- **Directions**: Write out the entire listing below exactly, with the pictures left out.

###

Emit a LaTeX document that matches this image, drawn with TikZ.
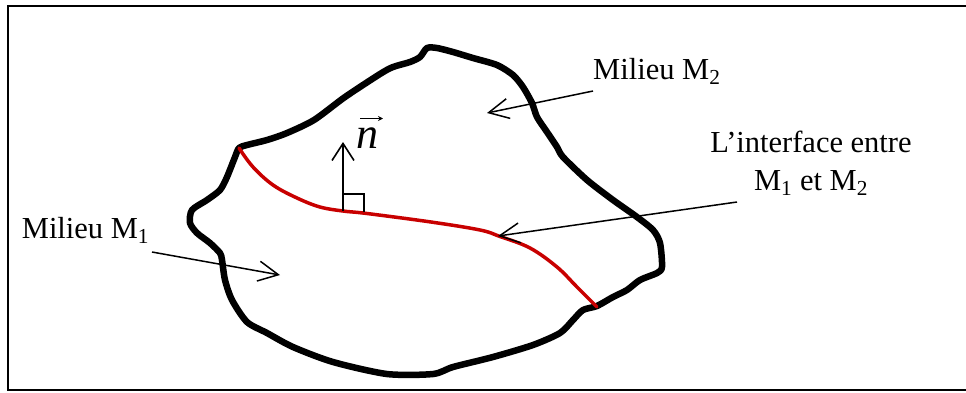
\documentclass[tikz,border=0pt]{standalone}
\usepackage{fontspec}
\setmainfont{Liberation Serif}
\usetikzlibrary{arrows.meta}
\definecolor{interred}{RGB}{200,0,0}
\begin{document}
\begin{tikzpicture}[x=1pt,y=-1pt,
  frameline/.style={line width=2pt},
  blobline/.style={line width=6.5pt, line join=round, line cap=round},
  redline/.style={interred, line width=3.5pt, line cap=round},
  pointer/.style={line width=1.5pt, -{Straight Barb[length=20pt,width=20pt]}},
  lbl/.style={font=\fontsize{30.5}{38}\selectfont, inner sep=0pt}]
\useasboundingbox (0,0) rectangle (966,392);
% frame (right side cropped off in the reference)
\draw[frameline] (966,6.3) -- (8.3,6.3) -- (8.3,390.3) -- (966,390.3);
% outline of the domain
\draw[blobline] plot[smooth cycle, tension=0.45] coordinates {
 (239,148) (247,145) (267,140) (287,133) (314,120) (345,97) (380,74)
 (393,67) (410,62) (420,57) (427,48) (437,48) (453,52) (473,58) (497,65)
 (513,75) (523,87) (532,103) (537,117) (547,132) (557,147) (563,157)
 (587,180) (613,200) (637,217) (653,230) (660,243) (662,267) (657,273)
 (640,280) (627,290) (613,297) (597,306) (583,310) (573,320) (560,333)
 (533,345) (493,357) (453,367) (433,374) (387,374) (333,362) (293,347)
 (267,333) (247,322) (232,300) (225,280) (222,260) (220,253) (210,243)
 (197,233) (190,223) (192,210) (207,200) (220,190) (227,177) (235,157)};
% interface
\draw[redline] plot[smooth, tension=0.6] coordinates {
 (239,148) (253,167) (273,185) (297,198) (320,207) (343,211) (367,213.5)
 (431,222) (480,230) (500,236.5) (530,248) (557,267) (577,287) (597,307)};
% normal vector and right angle
\coordinate (nfoot) at (343,211);
\coordinate (ntip) at (343,142);
\draw[line width=1.6pt, -{Straight Barb[length=17pt,width=22pt]}] (nfoot) -- (ntip);
\draw[line width=1.3pt] (343,194) -- (364,194) -- (364,212);
\node[inner sep=0pt, anchor=base west, font=\fontsize{44}{44}\selectfont\itshape] (nv) at (356,148) {n};
\coordinate (nva) at (360,118.5);
\coordinate (nvb) at (383,118.5);
\draw[line width=1.2pt, -{Stealth[length=5pt,width=5pt]}] (nva) -- (nvb);
% labels
\node[lbl, anchor=base west] (m2) at (593,79) {Milieu M\textsubscript{2}};
\node[lbl, anchor=base west] (m1) at (21.7,238) {Milieu M\textsubscript{1}};
\node[lbl, align=center, anchor=base] (iface) at (811,190) {L’interface entre\\M\textsubscript{1} et M\textsubscript{2}};
% pointers
\coordinate (m2tail) at (593,91);
\coordinate (m2head) at (487,113);
\coordinate (iftail) at (737,202);
\coordinate (ifhead) at (498,236);
\coordinate (m1tail) at (152,252);
\coordinate (m1head) at (280,275);
\draw[pointer] (m2tail) -- (m2head);
\draw[pointer] (iftail) -- (ifhead);
\draw[pointer] (m1tail) -- (m1head);
\end{tikzpicture}
\end{document}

###

- **Answer**:
Emit a LaTeX document that matches this image, drawn with TikZ.
\documentclass[tikz,border=0pt]{standalone}
\usepackage{fontspec}
\setmainfont{Liberation Serif}
\usetikzlibrary{arrows.meta}
\definecolor{interred}{RGB}{200,0,0}
\begin{document}
\begin{tikzpicture}[x=1pt,y=-1pt,
  frameline/.style={line width=2pt},
  blobline/.style={line width=6.5pt, line join=round, line cap=round},
  redline/.style={interred, line width=3.5pt, line cap=round},
  pointer/.style={line width=1.5pt, -{Straight Barb[length=20pt,width=20pt]}},
  lbl/.style={font=\fontsize{30.5}{38}\selectfont, inner sep=0pt}]
\useasboundingbox (0,0) rectangle (966,392);
% frame (right side cropped off in the reference)
\draw[frameline] (966,6.3) -- (8.3,6.3) -- (8.3,390.3) -- (966,390.3);
% outline of the domain
\draw[blobline] plot[smooth cycle, tension=0.45] coordinates {
 (239,148) (247,145) (267,140) (287,133) (314,120) (345,97) (380,74)
 (393,67) (410,62) (420,57) (427,48) (437,48) (453,52) (473,58) (497,65)
 (513,75) (523,87) (532,103) (537,117) (547,132) (557,147) (563,157)
 (587,180) (613,200) (637,217) (653,230) (660,243) (662,267) (657,273)
 (640,280) (627,290) (613,297) (597,306) (583,310) (573,320) (560,333)
 (533,345) (493,357) (453,367) (433,374) (387,374) (333,362) (293,347)
 (267,333) (247,322) (232,300) (225,280) (222,260) (220,253) (210,243)
 (197,233) (190,223) (192,210) (207,200) (220,190) (227,177) (235,157)};
% interface
\draw[redline] plot[smooth, tension=0.6] coordinates {
 (239,148) (253,167) (273,185) (297,198) (320,207) (343,211) (367,213.5)
 (431,222) (480,230) (500,236.5) (530,248) (557,267) (577,287) (597,307)};
% normal vector and right angle
\coordinate (nfoot) at (343,211);
\coordinate (ntip) at (343,142);
\draw[line width=1.6pt, -{Straight Barb[length=17pt,width=22pt]}] (nfoot) -- (ntip);
\draw[line width=1.3pt] (343,194) -- (364,194) -- (364,212);
\node[inner sep=0pt, anchor=base west, font=\fontsize{44}{44}\selectfont\itshape] (nv) at (356,148) {n};
\coordinate (nva) at (360,118.5);
\coordinate (nvb) at (383,118.5);
\draw[line width=1.2pt, -{Stealth[length=5pt,width=5pt]}] (nva) -- (nvb);
% labels
\node[lbl, anchor=base west] (m2) at (593,79) {Milieu M\textsubscript{2}};
\node[lbl, anchor=base west] (m1) at (21.7,238) {Milieu M\textsubscript{1}};
\node[lbl, align=center, anchor=base] (iface) at (811,190) {L’interface entre\\M\textsubscript{1} et M\textsubscript{2}};
% pointers
\coordinate (m2tail) at (593,91);
\coordinate (m2head) at (487,113);
\coordinate (iftail) at (737,202);
\coordinate (ifhead) at (498,236);
\coordinate (m1tail) at (152,252);
\coordinate (m1head) at (280,275);
\draw[pointer] (m2tail) -- (m2head);
\draw[pointer] (iftail) -- (ifhead);
\draw[pointer] (m1tail) -- (m1head);
\end{tikzpicture}
\end{document}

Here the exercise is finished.